Eurozone economic growth slightly eases in the second quarter, fears of deeper downturn remain
The economic growth in the Eurozone was a tad slower than expected in the second quarter, but remains strong, keeping the overall picture of growth dynamics in the first half of the year, with fresh rise in employment adding to positive signs.
Annualized gross domestic product figure showed that the economy grew by 3.9% in the second quarter after 4.0% growth in the first three months of the year and slightly missed forecast for 4.0% expansion, while quarterly figure showed identical situation as the economy grew by 0.6% in Q2, following 0.7% growth in Q1 and a slight miss of consensus for 0.7% growth.
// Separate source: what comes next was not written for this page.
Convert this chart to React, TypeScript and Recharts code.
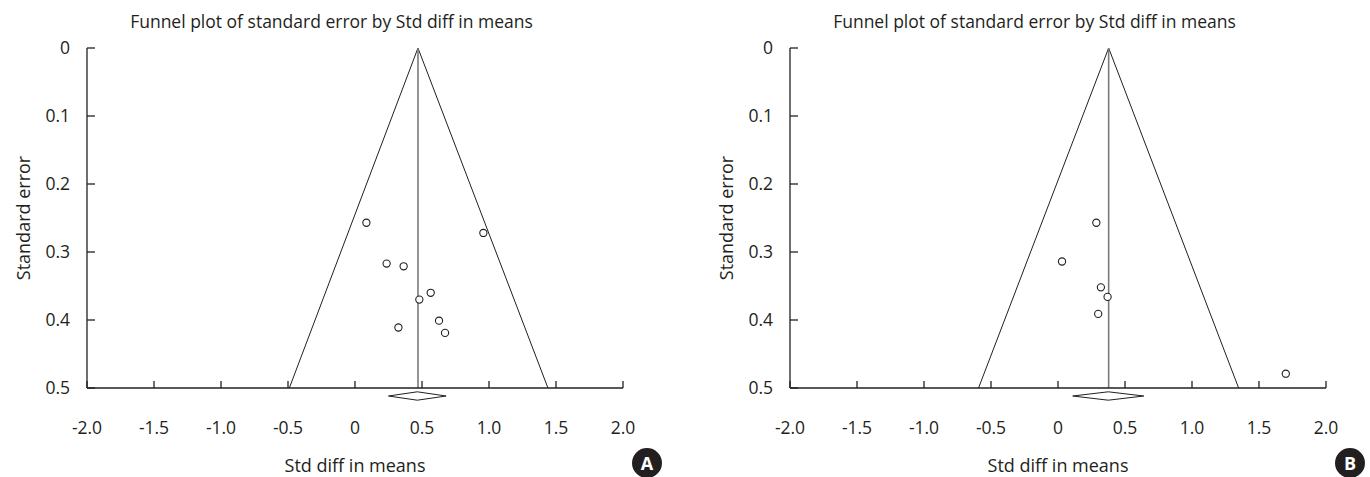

Solid data were mainly driven by strong performance of Italian and Spanish economies which expanded by 1.0% and 1.1% respectively, countering negative impact from stagnation in Germany, EU’s largest economy.
Although the growth data remained firm in the second quarter, economists are not very optimistic about the period towards the end of this year and the beginning of 2023, arguing that rising inflation and persisting supply chain disruptions would further slow the economic activity.
According to projections, the bloc’s economy is likely to stagnate in the third quarter and probably to contract in the last three months of this year, with almost no growth expected at the beginning of next year.
The war in Ukraine remains the main obstacle for the EU’s economic growth, as business and consumer confidence was strongly hurt by uncertainty about the overall situation regarding the conflict, with even bigger problem seen from the reverse impact of EU sanctions on Russia which threaten of complete cut of Russian gas supplies to the Europe, if situation deteriorated that would cause much stronger negative consequences and push the bloc’s economy in a much deeper downturn.
However, the economists maintain slight optimism despite negative outlook, expecting that the downturn may not last long and the economy would start to pick up in the second quarter of 2023.